From Praia de Luz we sailed through the night and all of the following day to the River Guadiana which forms the border between Portugal and Spain in this part of the world. We reached the mouth of the river after dark and had to follow the buoyed channel. Luckily Neill knows the river very well having spent four weeks based here during his sailing school days. With Heidi on the tiller, Max adjusting sail and Neill navigating, we ghosted our way up river with the Spanish coast on our right and Portugal to the left. The tide had just changed and, with the current pushing us and the last wind pulling, we just managed to reach Ayamonte before dropping anchor and sleeping for fourteen hours.

The next day we motored the half mile in to the marina and moored next to go-n-sail’s “El Rubicon” yacht on the pontoon. That day, with lots of help from Debbie and Shane (the owners of go-n-sail), we got our liferaft sent off to be serviced on the other side of Spain. There then followed two days of adventure holiday with stand up paddle boarding on the beach and a mountain bike ride in to the largely empty interior. We have learned to cycle early here in Spain so we were on our way an hour before sunrise and finished by midday.

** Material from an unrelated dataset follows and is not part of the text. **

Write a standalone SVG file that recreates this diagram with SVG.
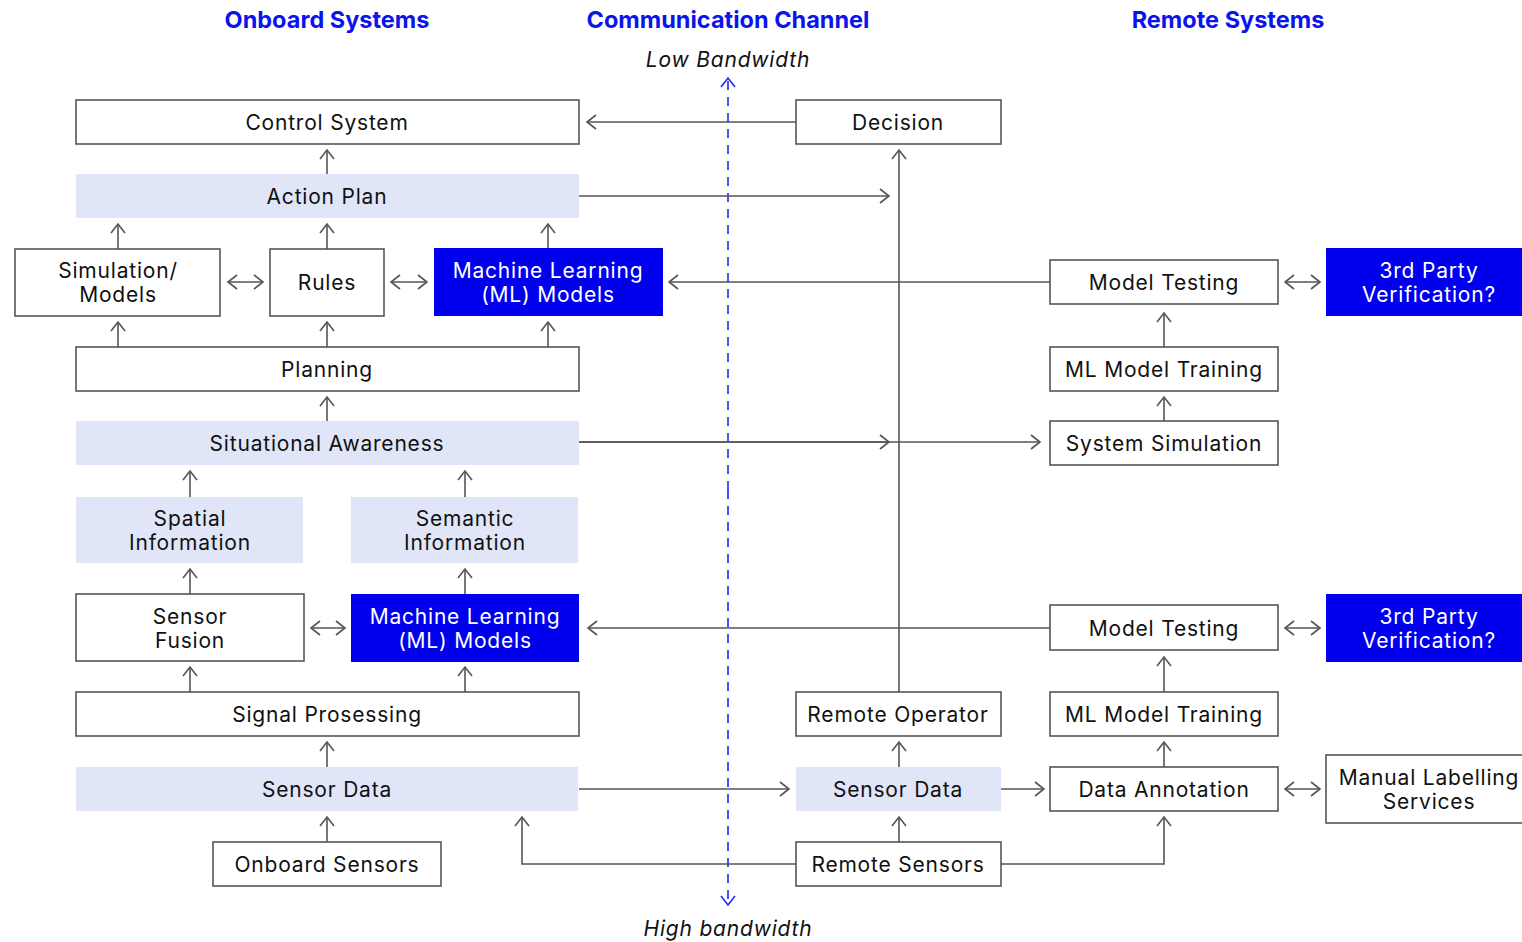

Our track is at https://www.gpsies.com/map.do?fileId=qmisovfalrqxjrsq

Ayamonte marks the end of our “European tour”. We have now sailed nearly 3000 nautical miles from Scotland to here. Now we are off out in to the Atlantic – “island hopping” with our next destination being Madeira over 500 miles away. We have thetefore spent the last days ensuring that Artemis is as ready as can be. The worst job was definitely cleaning the blue hull while floating around in the dinghy. One of the best was stocking up with irish cream liquer at Lidl. Checking the rigging, moving the anchor off the bow in to the locker, servicing all the winches, reinstalling the liferaft and buying ten days food fell some where in between.

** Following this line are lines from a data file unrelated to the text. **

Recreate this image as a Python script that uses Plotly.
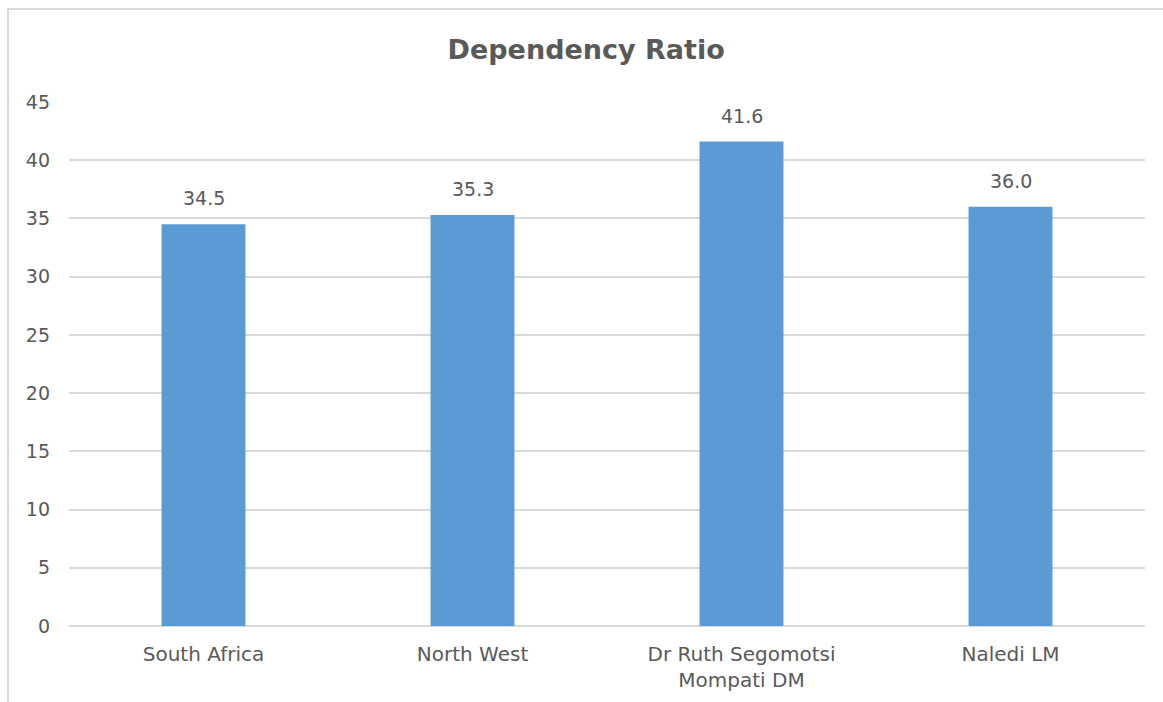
import plotly.graph_objects as go

# Dependency ratio by area
categories = ["South Africa", "North West", "Dr Ruth Segomotsi<br>Mompati DM", "Naledi LM"]
ratios = [34.5, 35.3, 41.6, 36.0]
y_ticks = [0, 5, 10, 15, 20, 25, 30, 35, 40, 45]

W, H = 1163, 702
ML, MR, MT, MB = 69, 18, 102, 76
plot_w = W - ML - MR
plot_h = H - MT - MB

FONT = "DejaVu Sans"
TEXT = "#595959"
GRID = "#d9d9d9"
BAR = "#5b9bd5"

fig = go.Figure(
    go.Bar(
        x=categories,
        y=ratios,
        marker=dict(color=BAR, line=dict(width=0)),
        hoverinfo="skip",
    )
)

# value labels above each bar
for cat, val in zip(categories, ratios):
    fig.add_annotation(
        x=cat, y=val, text=f"{val:.1f}",
        showarrow=False, yanchor="bottom", yshift=13,
        font=dict(family=FONT, size=19, color=TEXT),
    )

# outer chart frame
def px_x(p):
    return (p - ML) / plot_w

def px_y(p):
    return (H - MB - p) / plot_h

fig.add_shape(
    type="rect", xref="paper", yref="paper",
    x0=px_x(8), x1=px_x(1175), y0=px_y(720), y1=px_y(9),
    line=dict(color=GRID, width=2), fillcolor="rgba(0,0,0,0)", layer="below",
)

fig.update_layout(
    width=W, height=H,
    margin=dict(l=ML, r=MR, t=MT, b=MB),
    paper_bgcolor="white", plot_bgcolor="white",
    bargap=0.688,
    showlegend=False,
    title=dict(
        text="<b>Dependency Ratio</b>",
        x=0.504, xref="container", xanchor="center",
        y=1 - 50 / H, yref="container", yanchor="middle",
        font=dict(family=FONT, size=27, color=TEXT),
    ),
    xaxis=dict(
        showgrid=False, showline=False, zeroline=False,
        ticks="", ticklabelstandoff=14, automargin=False,
        tickfont=dict(family=FONT, size=20, color=TEXT),
    ),
    yaxis=dict(
        range=[0, 45], tickvals=y_ticks, automargin=False,
        showgrid=True, gridcolor=GRID, gridwidth=1.5,
        zeroline=True, zerolinecolor=GRID, zerolinewidth=1.5,
        showline=False, ticks="", ticklabelstandoff=18,
        tickfont=dict(family=FONT, size=19, color=TEXT),
    ),
)

fig.write_html("out.html")
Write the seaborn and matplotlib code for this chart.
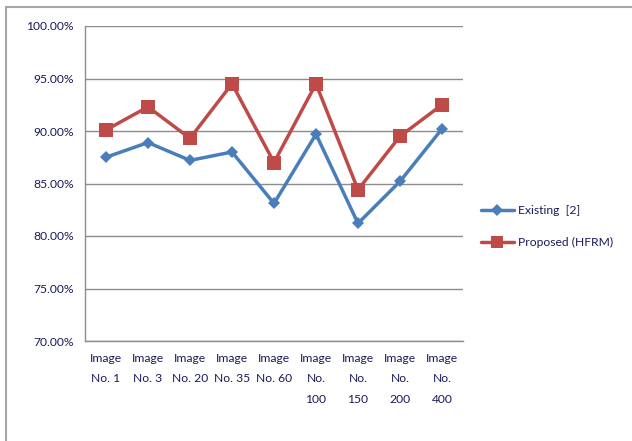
import matplotlib
matplotlib.use("Agg")
import matplotlib.pyplot as plt
from matplotlib.patches import Rectangle
from matplotlib.ticker import FuncFormatter, MultipleLocator
import seaborn as sns
import pandas as pd
import numpy as np

categories = ["Image\nNo. 1", "Image\nNo. 3", "Image\nNo. 20", "Image\nNo. 35",
              "Image\nNo. 60", "Image\nNo.\n100", "Image\nNo.\n150", "Image\nNo.\n200",
              "Image\nNo.\n400"]
existing = [87.5, 88.9, 87.2, 88.0, 83.1, 89.7, 81.2, 85.2, 90.2]
proposed = [90.1, 92.3, 89.3, 94.5, 87.0, 94.5, 84.4, 89.5, 92.5]
series_names = ["Existing  [2]", "Proposed (HFRM)"]

sns.set_theme(style="white")
plt.rcParams["font.family"] = ["Lato", "DejaVu Sans"]

df = pd.DataFrame({
    "pos": list(range(len(categories))) * 2,
    "value": existing + proposed,
    "series": [series_names[0]] * len(existing) + [series_names[1]] * len(proposed),
})

fig = plt.figure(figsize=(6.32, 4.41), dpi=100)
ax = fig.add_axes([85 / 632, 1 - 341 / 441, 378 / 632, 315 / 441])

palette = {series_names[0]: "#4A7EBB", series_names[1]: "#BE4B48"}
markers = {series_names[0]: "D", series_names[1]: "s"}
sns.lineplot(data=df, x="pos", y="value", hue="series", style="series",
             palette=palette, markers=markers, dashes=False, linewidth=2.5,
             markeredgewidth=0, ax=ax, legend=False)
# marker sizes per series
for line, ms in zip(ax.get_lines(), [6.5, 9.5]):
    line.set_markersize(ms)

ax.set_xlim(-0.5, len(categories) - 0.5)
ax.set_ylim(70, 100)
ax.yaxis.set_major_locator(MultipleLocator(5))
ax.yaxis.set_major_formatter(FuncFormatter(lambda v, p: f"{v:.2f}%"))
ax.grid(axis="y", color="#8c8c8c", linewidth=1.0)
ax.set_axisbelow(True)

ax.set_xticks(range(len(categories)))
ax.set_xticklabels(categories, fontsize=8.7, color="#1a1a5a", linespacing=2.05,
                   va="top")
ax.set_xticks(np.arange(-0.5, len(categories), 1.0), minor=True)
ax.tick_params(axis="x", which="major", length=0, pad=8.5)
ax.tick_params(axis="x", which="minor", length=5, width=1, color="#8c8c8c",
               direction="out")
ax.tick_params(axis="y", length=5, width=1, color="#8c8c8c", direction="out",
               labelsize=8.7, labelcolor="#1a1a5a", pad=3)
ax.set_xlabel("")
ax.set_ylabel("")

for side in ["top", "right"]:
    ax.spines[side].set_visible(False)
for side in ["left", "bottom"]:
    ax.spines[side].set_color("#8c8c8c")
    ax.spines[side].set_linewidth(1.0)

# legend
handles = [
    plt.Line2D([], [], color="#4A7EBB", lw=2.5, marker="D", ms=6.5, mew=0),
    plt.Line2D([], [], color="#BE4B48", lw=2.5, marker="s", ms=9, mew=0),
]
fig.legend(handles, series_names, loc="upper left",
           bbox_to_anchor=(470 / 632, 1 - 194 / 441), frameon=False,
           fontsize=8.7, handlelength=2.7, handletextpad=0.35,
           labelspacing=1.75, labelcolor="#1a1a5a")

# chart frame
fig.patches.append(Rectangle((6 / 632, -0.05), 1.0, 1 - 7 / 441 + 0.05,
                             transform=fig.transFigure, fill=False,
                             edgecolor="#a6a6a6", linewidth=1.5))

fig.savefig("out.png", dpi=100)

At the last minute a student cancelled with the sailing school so Max took the chance and completed his RYA competent crew course. He now has a piece of paper that confirms what we already knew – he is a good sailor. Heidi and Neill took advantage of being alone, a spring tide and a following wind to sail 20 miles up river to anchor off two villages in Portugal and Spain joined by the only “International zipline”. The wind was from the south so, with lots and lots of jibes, we sailed all the way. It is still amazing that you can sail an ocean going boat so far up river and be sat at anchor surrounded by land and the hills.

Back in Ayamonte, we continued our preparations and also took an afternoon to try a Parasailor sail out in the river. This is a huge downwind sail that kept the boat moving even in light winds. We were so impressed that we ordered one and should take delivery in the Canary Islands.

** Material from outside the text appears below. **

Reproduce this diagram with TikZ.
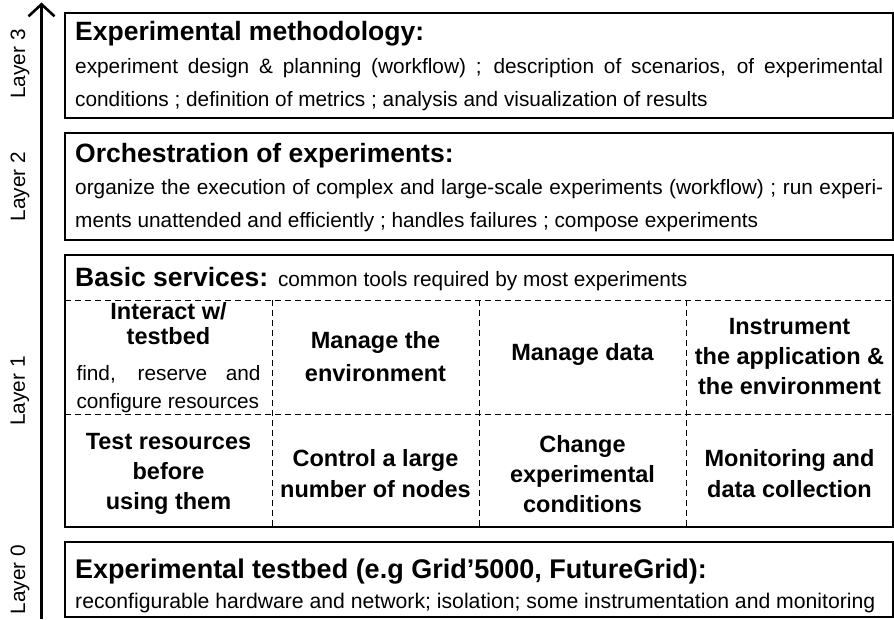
\documentclass[tikz,border=0pt]{standalone}
\usepackage{fontspec}
\setmainfont{Liberation Sans}
\usetikzlibrary{arrows.meta}

\tikzset{
  layerbox/.style={line width=2pt},
  celldash/.style={line width=0.8pt, dash pattern=on 6pt off 4pt},
  layername/.style={rotate=90, inner sep=0.75pt, font=\fontsize{20.8}{24}\selectfont},
  headtext/.style={anchor=base west, inner sep=0.75pt, font=\bfseries\fontsize{26.5}{30}\selectfont},
  bodytext/.style={anchor=base west, inner sep=0.75pt, text width=808pt, align=justify, font=\fontsize{20.8}{33}\selectfont},
  celltext/.style={inner sep=0.75pt, align=center, font=\bfseries\fontsize{23.5}{30}\selectfont},
}

\begin{document}
\begin{tikzpicture}[x=1pt,y=1pt,yscale=-1,xscale=1]
\useasboundingbox (0,0) rectangle (894,619);

%Straight Lines: layer axis
\coordinate (axisfoot) at (41.5,619);
\coordinate (axistip) at (41.5,2.5);
\draw [line width=3pt, -{Straight Barb[length=12pt,width=26pt,line width=2.6pt]}] (axisfoot) -- (axistip);

% Text Node: layer names
\node [layername] (lname3) at (20,64) {Layer 3};
\node [layername] (lname2) at (20,186.5) {Layer 2};
\node [layername] (lname1) at (20,391) {Layer 1};
\node [layername] (lname0) at (20,579.5) {Layer 0};

%Shape: Rectangle (layer 3)
\draw [layerbox] (65,13) rectangle (893,118);
\draw (74.25,40) node [headtext] (methtitle) {Experimental methodology:};
\draw (74.25,73) node [bodytext] (methbody) {experiment design \& planning (workflow) ; description of scenarios, of experimental\linebreak conditions ; definition of metrics ; analysis and visualization of results};

%Shape: Rectangle (layer 2)
\draw [layerbox] (65,133) rectangle (893,240);
\draw (74.25,162) node [headtext] (orchtitle) {Orchestration of experiments:};
\draw (74.25,194) node [bodytext] (orchbody) {organize the execution of complex and large-scale experiments (workflow) ; run experi-\linebreak ments unattended and efficiently ; handles failures ; compose experiments};

%Shape: Grid (layer 1)
\draw [celldash] (65,300) -- (893,300);
\draw [celldash] (65,414) -- (893,414);
\foreach \cx in {272,479,686}
  \draw [celldash] (\cx,300) -- (\cx,527);
\draw [layerbox] (65,255) rectangle (893,527);
\draw (74.25,286) node [headtext] (basictitle) {Basic services: {\mdseries\fontsize{20.8}{24}\selectfont common tools required by most experiments}};

% Text Node: first row
\draw (168.5,302) node [celltext, anchor=north, font=\bfseries\fontsize{23.5}{24.5}\selectfont] (interact) {Interact w/\\testbed};
\draw (168.5,380) node [anchor=base, inner sep=0.75pt, text width=184pt, align=justify, font=\fontsize{20.8}{28}\selectfont] (interactsub) {find, reserve and\linebreak configure resources};
\draw (375.5,357) node [celltext, font=\bfseries\fontsize{23.5}{33}\selectfont] (manageenv) {Manage the\\environment};
\draw (582.5,354) node [celltext] (managedata) {Manage data};
\draw (789.5,357) node [celltext] (instrument) {Instrument\\the application \&\\the environment};

% Text Node: second row
\draw (168.5,474) node [celltext] (testres) {Test resources\\before\\using them};
\draw (375.5,474) node [celltext, font=\bfseries\fontsize{23.5}{31}\selectfont] (control) {Control a large\\number of nodes};
\draw (582.5,474) node [celltext] (change) {Change\\experimental\\conditions};
\draw (789.5,473.5) node [celltext, font=\bfseries\fontsize{23.5}{31}\selectfont] (monitor) {Monitoring and\\data collection};

%Shape: Rectangle (layer 0)
\draw [layerbox] (65,542) rectangle (893,617);
\draw (74.25,578) node [headtext, font=\bfseries\fontsize{27}{30}\selectfont] (testbedtitle) {Experimental testbed (e.g Grid’5000, FutureGrid):};
\draw (74.25,608) node [anchor=base west, inner sep=0.75pt, font=\fontsize{21.2}{24}\selectfont] (testbedbody) {reconfigurable hardware and network; isolation; some instrumentation and monitoring};

\end{tikzpicture}
\end{document}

By Saturday we were ready to leave. But the weather had other plans. Hurricane Leslie was heading straight from Madeira to Lisbon where it arrived as the strongest storm since 1872. We tied everything down and waited for the outlying winds to pass over us. On the Sunday we caught the ferry across the river to Portugal for a Cappuccino and now we are enjoying the sun and writing our blogs.